Sometimes art imitates life and there are also occasions when life tends to imitate art. But neither of these two metaphors is particularly applicable to the recent incident of Badawi getting stuck in the elevator of the Putrajaya International Convention Centre. However, the incident itself is perhaps a particularly apt microcosmic personification of the prime minister’s tenure.
As the curtain continues to come down on the Badawi era, it really would not be unreasonable or off the mark if one were to characterise the prime minster as also one who was trapped in a political elevator during his time in Putrajaya. As much as he wanted to take his Barisan Nasional elevator upwards after he received a resounding mandate from the voters early on upon assuming office, his elevator never really got very far. Then it seemed like he pressed some wrong buttons in the elevator and it started going down. Indeed, all the false promises, expectations, and even smoke-and-mirrors, simply meant the UMNO/BN crew manning the national elevator somehow could not figure out how to stop the elevator or to reverse the direction it was going in.
Nothing seemed to work: Badawi seemed lost. None of his promised reforms seemed to get off the ground. It was as if there was no electricity to power the elevator. Yet, we kept being told that the elevator was moving – even going upwards – when it seemed stuck. But the rhetoric never changed. A sense of denial seemed to set in. When some more forthcoming and candid assessments begin to show that indeed the elevator was stuck, the regime resorted to its strong-arm tactics to muzzle those voices. The usual response…time and again…simply made it apparent to the public that this crew was incapable of distinguishing or simply had no desire to forthrightly acknowledge that the elevator was stuck.

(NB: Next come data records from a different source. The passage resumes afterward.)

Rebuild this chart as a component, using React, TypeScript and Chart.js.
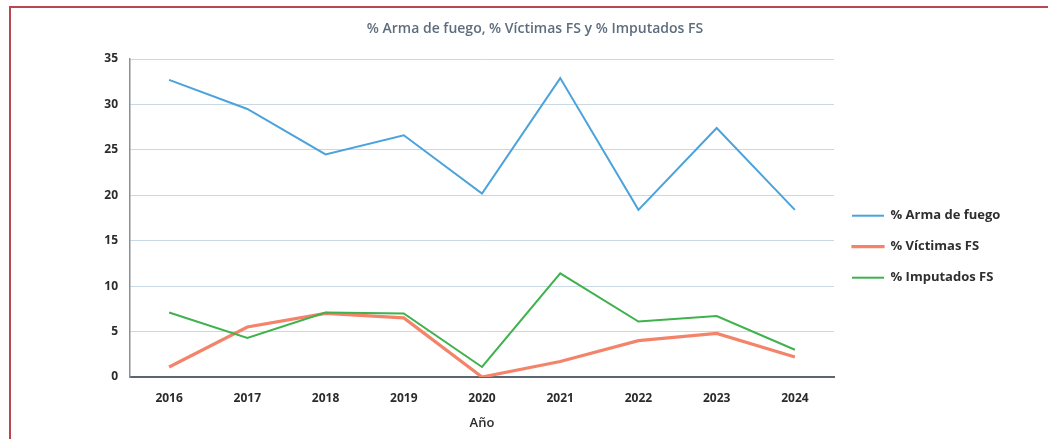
import { useEffect, useRef } from 'react';
import { Chart, registerables } from 'chart.js';

Chart.register(...registerables);

const years = ['2016', '2017', '2018', '2019', '2020', '2021', '2022', '2023', '2024'];
const armaFuego = [32.7, 29.5, 24.5, 26.6, 20.2, 32.9, 18.4, 27.4, 18.4];
const victimasFS = [1.1, 5.5, 7.0, 6.5, 0.0, 1.7, 4.0, 4.8, 2.2];
const imputadosFS = [7.1, 4.3, 7.1, 7.0, 1.1, 11.4, 6.1, 6.7, 3.0];
const seriesLabels = ['% Arma de fuego', '% Víctimas FS', '% Imputados FS'];
const seriesColors = ['#4ba3dc', '#f3846a', '#3fb24d'];
const seriesWidths = [2, 3.2, 2];
const chartTitle = '% Arma de fuego, % Víctimas FS y % Imputados FS';
const xAxisTitle = 'Año';
const yMin = 0;
const yMax = 35;
const yStep = 5;

const FONT = "'Open Sans', 'Noto Sans', sans-serif";
const NBSP_PAD = '\u00A0'.repeat(24);

export default function App() {
  const canvasRef = useRef<HTMLCanvasElement | null>(null);

  useEffect(() => {
    const canvas = canvasRef.current;
    if (!canvas) return;
    const seriesData = [armaFuego, victimasFS, imputadosFS];
    const orders = [1, 3, 2];
    const chart = new Chart(canvas, {
      type: 'line',
      data: {
        labels: years,
        datasets: seriesData.map((d, i) => ({
          label: seriesLabels[i],
          data: d,
          borderColor: seriesColors[i],
          backgroundColor: seriesColors[i],
          borderWidth: seriesWidths[i],
          pointRadius: 0,
          pointHoverRadius: 0,
          tension: 0,
          fill: false,
          order: orders[i],
        })),
      },
      options: {
        responsive: false,
        maintainAspectRatio: false,
        animation: false,
        events: [],
        layout: { padding: { left: 52, right: 30, top: 0, bottom: 0 } },
        plugins: {
          tooltip: { enabled: false },
          title: {
            display: true,
            text: chartTitle,
            color: '#5d6d7e',
            font: { family: FONT, size: 14, weight: '600' },
            padding: { top: 20.6, bottom: 21.6 },
          },
          legend: {
            display: true,
            position: 'right',
            fullSize: false,
            maxWidth: 184,
            align: 'center',
            title: {
              display: true,
              text: '',
              font: { family: FONT, size: 12 },
              padding: { top: 0, bottom: 43 },
            },
            labels: {
              boxWidth: 32,
              boxHeight: 2,
              padding: 18,
              color: '#2f2f2f',
              font: { family: FONT, size: 13, weight: 'bold' },
              sort: (a: any, b: any) => a.datasetIndex - b.datasetIndex,
              generateLabels: (ch: any) => {
                const items = Chart.defaults.plugins.legend.labels.generateLabels(ch);
                return items.map((it: any) => {
                  const di = it.datasetIndex;
                  return {
                    ...it,
                    text: seriesLabels[di] + NBSP_PAD,
                    fillStyle: seriesColors[di],
                    strokeStyle: seriesColors[di],
                    lineWidth: di === 1 ? 1.2 : 0,
                  };
                });
              },
            },
          },
        },
        scales: {
          x: {
            offset: true,
            grid: { display: false, drawTicks: false },
            border: { display: true, color: '#5a6773', width: 2 },
            ticks: {
              color: '#2b2b2b',
              padding: 14,
              font: { family: FONT, size: 12, weight: 'bold' },
              maxRotation: 0,
            },
            title: {
              display: true,
              text: xAxisTitle,
              color: '#2b2b2b',
              font: { family: FONT, size: 13, weight: '600' },
              padding: { top: 0, bottom: 8 },
            },
            afterFit: (s: any) => {
              s.height = 62;
            },
          },
          y: {
            min: yMin,
            max: yMax,
            grid: { color: '#c8d8e4', lineWidth: 1, drawTicks: false },
            border: { display: true, color: '#8a9096', width: 1.5 },
            ticks: {
              stepSize: yStep,
              color: '#2b2b2b',
              padding: 12,
              font: { family: FONT, size: 12, weight: 'bold' },
            },
            afterFit: (s: any) => {
              s.width = 78;
            },
          },
        },
      },
    });
    return () => chart.destroy();
  }, []);

  return (
    <div
      style={{
        position: 'fixed',
        left: 0,
        top: 0,
        width: 1048,
        height: 439,
        background: '#ffffff',
        overflow: 'hidden',
      }}
    >
      <div
        style={{
          position: 'absolute',
          left: 10,
          top: 6,
          right: 0,
          height: 2,
          background: '#b8474f',
        }}
      />
      <div
        style={{
          position: 'absolute',
          left: 9,
          top: 6,
          bottom: 0,
          width: 2,
          background: '#b8474f',
        }}
      />
      <canvas
        ref={canvasRef}
        width={1048}
        height={439}
        style={{ position: 'absolute', left: 0, top: 0, width: 1048, height: 439 }}
      />
    </div>
  );
}
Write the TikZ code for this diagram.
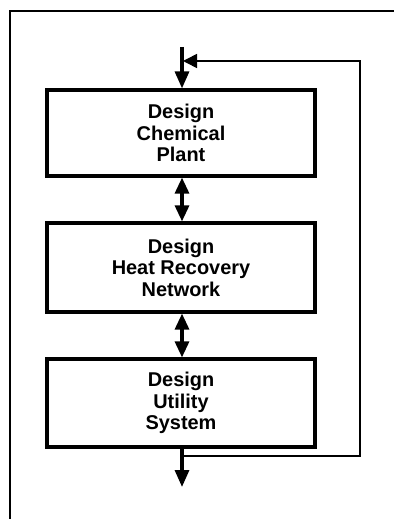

Those controlling the elevator simply kept insisting that they were headed in the right direction. One truly should not underestimate the power of cognitive dissonance. Despite all the glaring evidence staring one in the face, those of the Badawi political elevator simply kept convincing themselves that it was going in the right direction. But the public clearly knew better.
When the tsunami came along and shook things up, it seemed as if there might be some chance that those pushing the buttons on the Badawi elevator would indeed see that there was a massive malfunction of the system. But alas, we know this did not do much to change the approach being taken. The elevator remained stuck.
And while Badawi came out of the Putrajaya International Convention Centre elevator after being trapped for 30 minutes and “did not look upset or traumatised by the incident,” I don’t think we can say the same about us, the public, who have been trapped on the Badawi political elevator all these years.
Let’s just hope we don’t continue to be trapped by another similarly less than capable operator of the national elevator – and that the elevator can – for a change – move in the right direction.